According to a report published by Middle East Eye on Friday, upwards of 5,000 people – a third of them Syrian nationals - are thought to have crossed the border between Russia and Norway by bike in 2015, complying with rules that make it illegal to cross either on foot or in cars.

The Norwegian government, after changing its immigration rules in December to allow it to deport asylum seekers to countries deemed “safe” – including Russia – has begun attempting to send people back across the border on the very bikes they came in on, said the MEE report.

Norway is not within the European Union, but it is a member of the Schengen passport-free zone.  

Many of the migrants have been arriving on bicycles because Russian authorities do not let people cross the border on foot, and Norway considers people driving migrants across the border in a car or truck as human traffickers.

Norwegian police returned 13 migrants by bus to Russia on Tuesday.

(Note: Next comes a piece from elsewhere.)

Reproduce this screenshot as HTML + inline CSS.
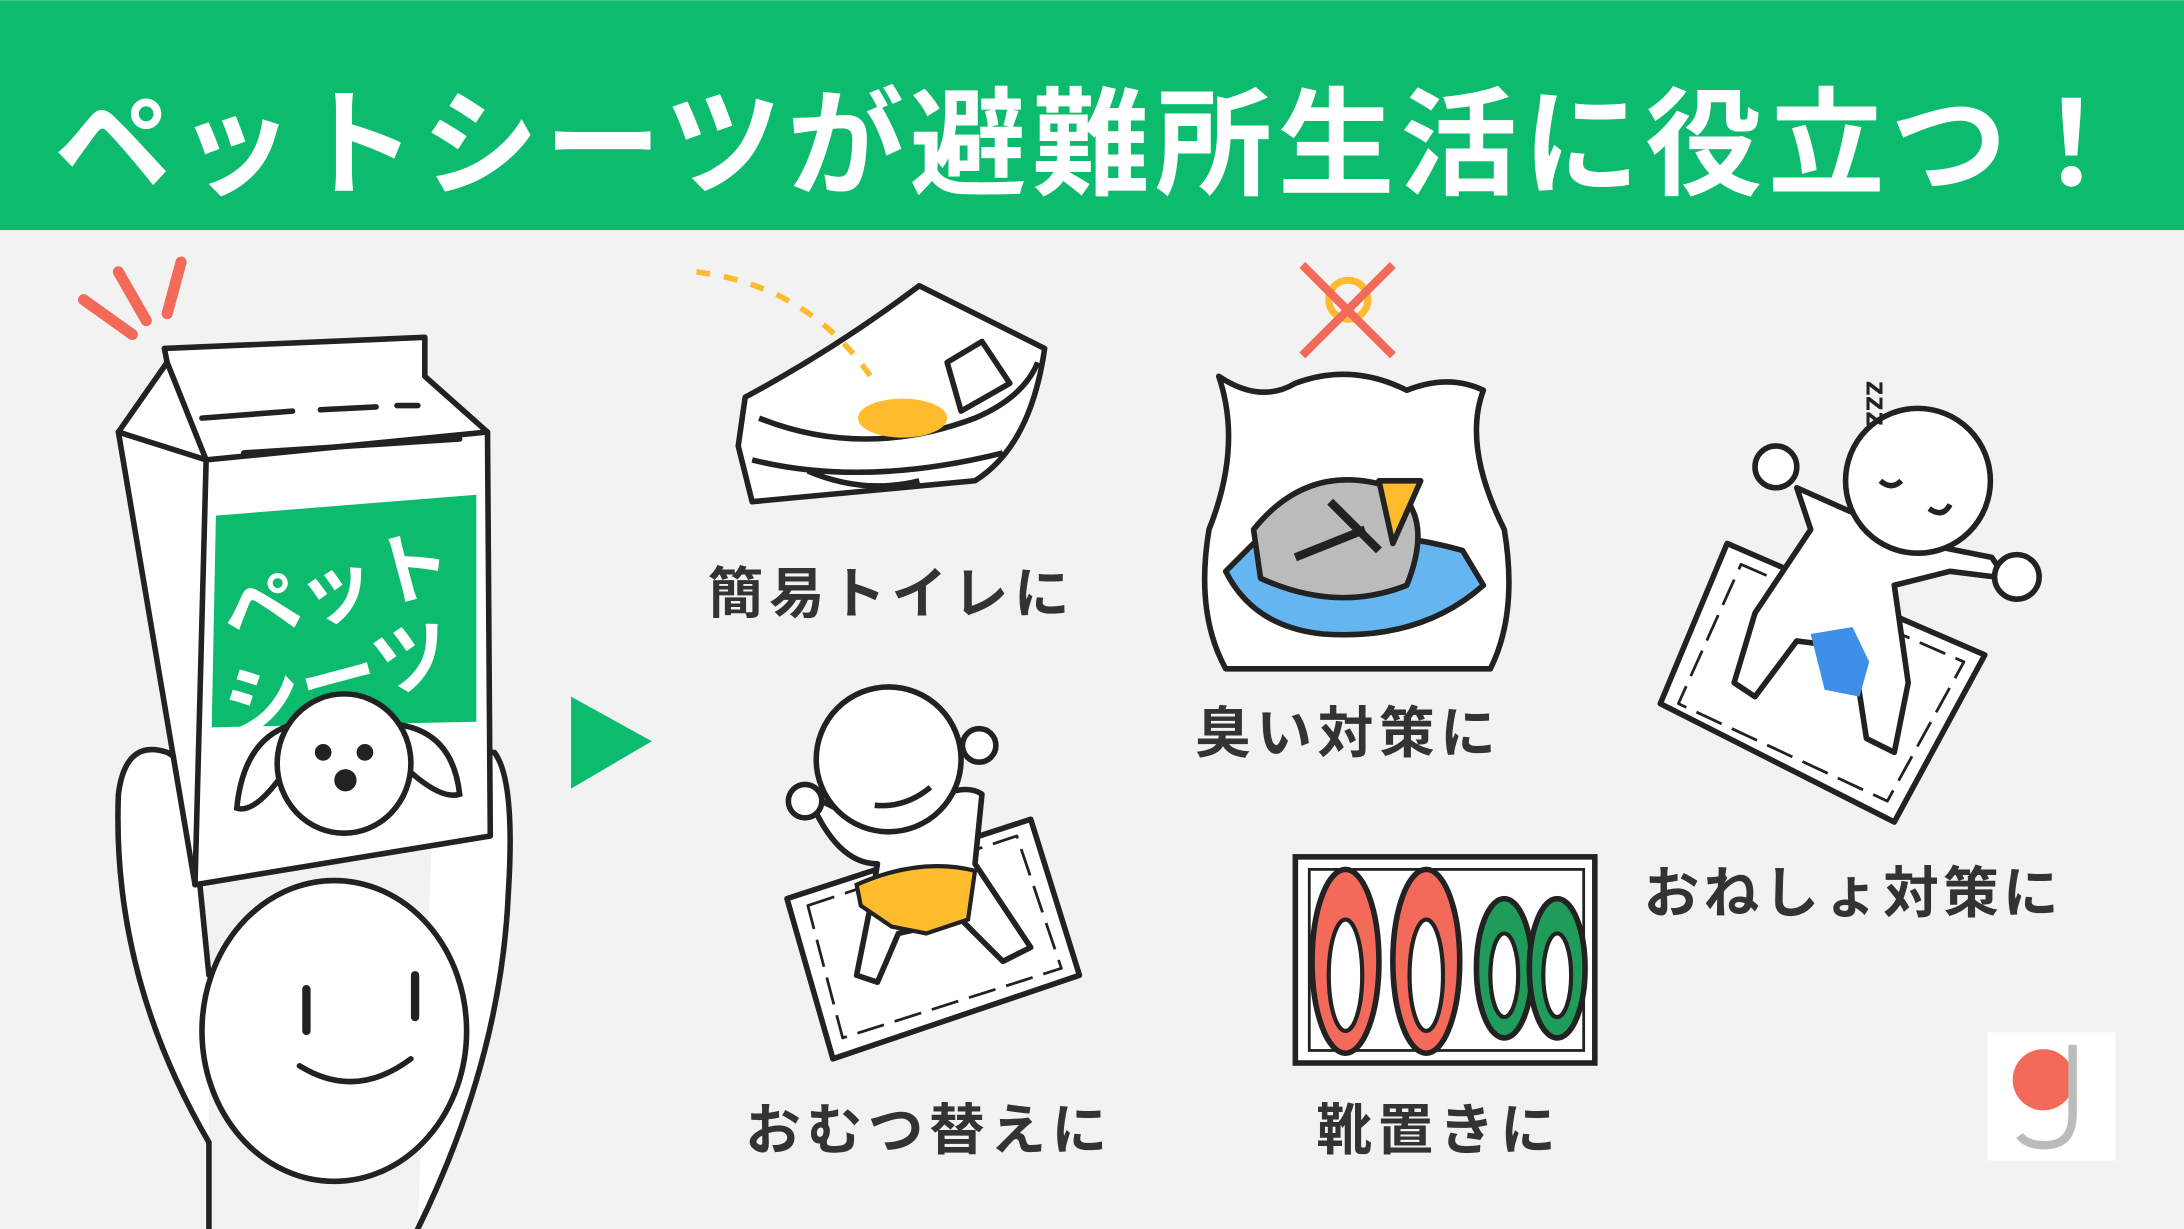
<!DOCTYPE html>
<html><head><meta charset="utf-8"><style>
html,body{margin:0;padding:0;background:#f2f2f2;}
svg{display:block;}
text{font-family:"Liberation Sans","Noto Sans CJK JP",sans-serif;}
</style></head><body>
<svg width="2184" height="1229" viewBox="0 0 1568 882" xmlns="http://www.w3.org/2000/svg">
<rect width="1568" height="882" fill="#f2f2f2"/>
<rect width="1568" height="165" fill="#0dbb6e"/>
<text x="786" y="133" text-anchor="middle" font-size="84" font-weight="bold" fill="#fff" letter-spacing="4">ペットシーツが避難所生活に役立つ！</text>

<g stroke="#222" stroke-width="4" stroke-linejoin="round" stroke-linecap="round">
<path d="M150 882 L150 820 Q80 700 85 570 Q90 530 120 540 Q140 550 140 600 L150 700" fill="#fff"/>
<path d="M310 600 Q330 540 355 540 Q370 560 365 640 Q360 760 300 882" fill="#fff"/>
<ellipse cx="240" cy="740" rx="95" ry="108" fill="#fff"/>
<path d="M220 710 L220 740 M298 700 L298 730" stroke-width="6"/>
<path d="M215 765 Q255 790 295 760" fill="none"/>
<path d="M85 310 L120 260 L118 250 L305 242 L305 270 L350 310 L352 600 L140 635 Z" fill="#fff"/>
<path d="M120 260 L148 330 L350 310 M148 330 L140 635 M85 310 L148 330" fill="none"/>
<path d="M145 300 L210 295 M230 294 L270 292 M285 291 L300 291 M175 325 L330 315" fill="none"/>
<path d="M60 215 L95 240 M85 195 L105 230 M130 188 L120 225" stroke="#f36a5a" stroke-width="8"/>
</g>
<polygon points="155,370 342,355 342,518 152,522" fill="#0dbb6e"/>
<text x="160" y="440" font-size="56" font-weight="bold" fill="#fff" transform="rotate(-15 250 430)">ペット</text>
<text x="160" y="505" font-size="56" font-weight="bold" fill="#fff" transform="rotate(-15 250 490)">シーツ</text>
<g stroke="#222" stroke-width="4" fill="#fff">
<path d="M210 520 Q175 530 170 580 Q185 585 210 545"/>
<path d="M285 520 Q325 525 330 570 Q315 575 285 545"/>
<ellipse cx="247" cy="548" rx="48" ry="50"/>
<circle cx="232" cy="540" r="4" fill="#222"/><circle cx="262" cy="540" r="4" fill="#222"/>
<circle cx="248" cy="560" r="6" fill="#222"/>
</g>
<polygon points="410,500 468,532 410,566" fill="#0dbb6e"/>

<g stroke="#222" stroke-width="4" fill="#fff" stroke-linejoin="round">
<path d="M535 285 Q600 250 660 205 L750 250 Q740 320 700 345 L540 360 L530 320 Z"/>
<path d="M545 300 Q620 330 700 300 Q735 285 745 260" fill="none"/>
<path d="M540 330 Q620 350 720 325 M580 338 Q620 355 660 345" fill="none"/>
<path d="M680 260 L705 245 L725 275 L690 295 Z"/>
</g>
<ellipse cx="648" cy="300" rx="32" ry="14" fill="#fdbb2d"/>
<path d="M500 195 Q580 205 625 270" stroke="#fdbb2d" stroke-width="4" fill="none" stroke-dasharray="10 10"/>
<text x="508" y="440" font-size="40" font-weight="bold" fill="#333" letter-spacing="4">簡易トイレに</text>

<g stroke="#222" stroke-width="4" fill="#fff" stroke-linejoin="round">
<path d="M875 270 Q905 290 930 275 Q970 260 1010 280 Q1040 268 1065 280 Q1050 320 1080 380 Q1090 440 1070 480 L880 480 Q858 440 868 380 Q892 320 875 270 Z"/>
<path d="M880 410 Q900 450 950 455 Q1020 460 1065 420 L1050 395 Q980 375 900 390 Z" fill="#64b5f0"/>
<path d="M900 380 Q940 330 1000 350 Q1030 370 1010 420 Q960 440 905 415 Z" fill="#bbb"/>
<path d="M930 400 L980 380 M955 360 L990 395" stroke-width="6"/>
<path d="M990 345 L1020 345 L1000 390 Z" fill="#fdbb2d"/>
</g>
<circle cx="968" cy="215" r="14" fill="none" stroke="#fdbb2d" stroke-width="5"/>
<path d="M935 190 L1000 255 M1000 190 L935 255" stroke="#f36a5a" stroke-width="6"/>
<text x="858" y="540" font-size="40" font-weight="bold" fill="#333" letter-spacing="4">臭い対策に</text>

<g stroke="#222" stroke-width="4" fill="#fff" stroke-linejoin="round">
<polygon points="1240,390 1425,470 1360,590 1192,505"/>
<polygon points="1250,405 1410,475 1355,575 1205,505" fill="none" stroke-width="2" stroke-dasharray="20 8"/>
<path d="M1290 350 L1300 380 L1260 440 L1245 490 L1260 500 L1290 460 L1330 465 L1340 530 L1360 540 L1370 490 L1360 420 L1400 410 L1440 415 L1430 400 L1380 390 Z"/>
<circle cx="1377" cy="345" r="52"/>
<circle cx="1275" cy="335" r="15"/><circle cx="1448" cy="414" r="16"/>
<path d="M1385 365 Q1395 372 1400 362 M1350 345 Q1358 352 1365 345" fill="none"/>
</g>
<path d="M1300 455 L1330 450 L1342 475 L1335 500 L1310 495 Z" fill="#3d8fe8"/>
<text x="1318" y="265" font-size="22" fill="#222" font-weight="bold" transform="rotate(90 1325 280)">zzz</text>
<text x="1180" y="655" font-size="40" font-weight="bold" fill="#333" letter-spacing="3">おねしょ対策に</text>

<g stroke="#222" stroke-width="4" fill="#fff" stroke-linejoin="round">
<polygon points="565,645 740,588 775,700 598,760"/>
<polygon points="580,650 730,600 762,695 605,745" fill="none" stroke-width="2" stroke-dasharray="20 8"/>
<path d="M580 570 Q600 620 630 620 L625 650 L615 700 L630 705 L645 670 L690 660 L720 690 L740 680 L700 620 L705 570 Q690 560 660 580 L600 580 Z"/>
<circle cx="638" cy="545" r="52"/>
<circle cx="578" cy="575" r="12"/><circle cx="703" cy="535" r="12"/>
<path d="M628 578 Q650 580 668 565" fill="#fff"/>
</g>
<path d="M615 635 Q660 615 700 625 L695 660 L665 670 L640 665 L618 650 Z" fill="#fdbb2d" stroke="#222" stroke-width="3"/>
<text x="535" y="825" font-size="40" font-weight="bold" fill="#333" letter-spacing="4">おむつ替えに</text>

<rect x="930" y="615" width="215" height="148" fill="#fff" stroke="#222" stroke-width="4"/>
<rect x="940" y="624" width="197" height="130" fill="none" stroke="#222" stroke-width="2"/>
<g stroke="#222" stroke-width="4">
<ellipse cx="966" cy="690" rx="24" ry="66" fill="#f36a5a"/>
<ellipse cx="1024" cy="690" rx="24" ry="66" fill="#f36a5a"/>
<ellipse cx="1080" cy="695" rx="20" ry="50" fill="#1f9c5a"/>
<ellipse cx="1118" cy="695" rx="20" ry="50" fill="#1f9c5a"/>
<ellipse cx="966" cy="700" rx="12" ry="40" fill="#fff" stroke-width="3"/>
<ellipse cx="1024" cy="700" rx="12" ry="40" fill="#fff" stroke-width="3"/>
<ellipse cx="1080" cy="700" rx="10" ry="30" fill="#fff" stroke-width="3"/>
<ellipse cx="1118" cy="700" rx="10" ry="30" fill="#fff" stroke-width="3"/>
</g>
<text x="945" y="825" font-size="40" font-weight="bold" fill="#333" letter-spacing="4">靴置きに</text>

<rect x="1427" y="741" width="92" height="92" fill="#fff"/>
<circle cx="1467" cy="775" r="22" fill="#f36a5a"/>
<path d="M1488 750 L1488 800 Q1488 822 1468 822 Q1455 822 1450 815" stroke="#bbb" stroke-width="6" fill="none"/>
</svg>
</body></html>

In November 2015, Norway's right-wing government decided that migrants who had been living legally in Russia, or entered Russia legally, should be immediately returned there, on the basis that Russia is a safe country.

Since then, the police have been quietly putting migrants on bicycles back across the Storskog border crossing.

Rights groups had expressed outrage at the migrants being forced to retrace their steps on two wheels in winter, when temperatures in the region regularly fall to minus 20 degrees Celsius (minus four Fahrenheit).